Outlook: Key Monitoring Points

Positive Catalysts

  • Stabilisation or improvement in operating margins above 2.80% in coming quarters
  • Sustained volume growth driving operating leverage and fixed cost absorption
  • Favourable commodity price trends reducing raw material costs
  • Entry of institutional investors improving liquidity and valuation support
  • Capacity expansion announcements supporting long-term growth narrative

Red Flags to Watch

  • Further sequential margin compression below 2.50% operating margin
  • Deterioration in return ratios (ROCE falling below 35%, ROE below 20%)
  • Increased promoter pledging beyond current 13.69% levels
  • Working capital stress or deterioration in cash conversion cycle
  • Continued FII selling or absence of institutional buying interest

The Verdict: Quality Business, But Wait for Better Entry Point

HOLD

Score: 61/100

For Fresh Investors: Avoid initiating positions at current levels. Whilst Gokul Agro demonstrates strong operational efficiency and return ratios, persistent margin compression and limited near-term catalysts suggest better entry opportunities may emerge. Consider accumulating only if the stock corrects to ₹145-150 levels (15% downside) or if management demonstrates sustained margin improvement for two consecutive quarters.
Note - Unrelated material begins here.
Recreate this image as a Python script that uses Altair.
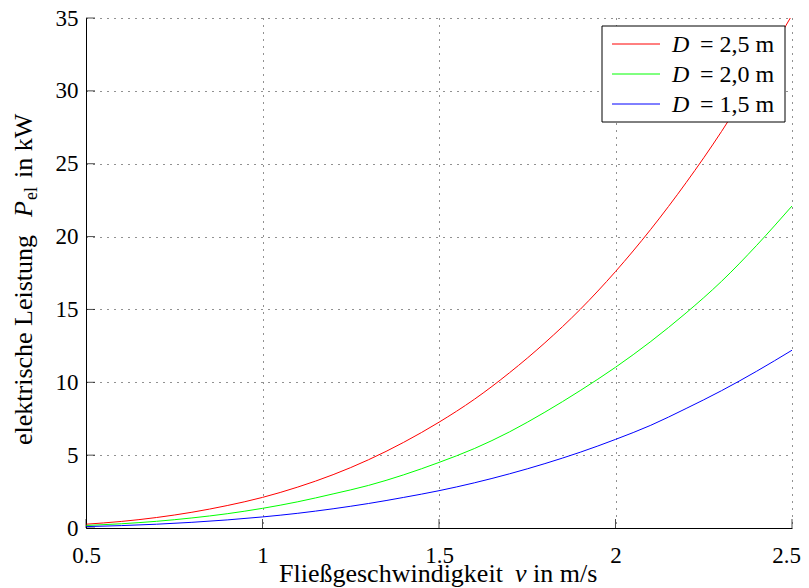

For Existing Holders: Continue holding with a cautious stance. The company's strong fundamentals, exceptional ROCE/ROE, and conservative balance sheet justify retention, but closely monitor quarterly margin trends. Consider partial profit-booking if the stock rallies towards ₹185-190 levels. Set a stop-loss at ₹150 (11% downside) to protect against further deterioration in profitability.

Fair Value Estimate: ₹177 per share (4.8% upside from current ₹168.85)

Rationale: Gokul Agro's impressive return ratios and growth track record are offset by margin pressures, commodity volatility, and lack of institutional support. The current valuation appears fair but not compelling, offering limited margin of safety. The stock merits a HOLD rating—existing investors should maintain positions given strong fundamentals, but fresh investors should await clearer evidence of margin stabilisation or a more attractive entry point before committing capital.

Note- ROCE= (EBIT - Other income)/(Capital Employed - Cash - Current Investments)

⚠️ Investment Disclaimer

This article is for educational and informational purposes only and should not be construed as financial advice. Investors should conduct their own due diligence, consider their risk tolerance and investment objectives, and consult with a qualified financial advisor before making any investment decisions. Past performance is not indicative of future results. Stock investments are subject to market risks, and investors may lose part or all of their invested capital.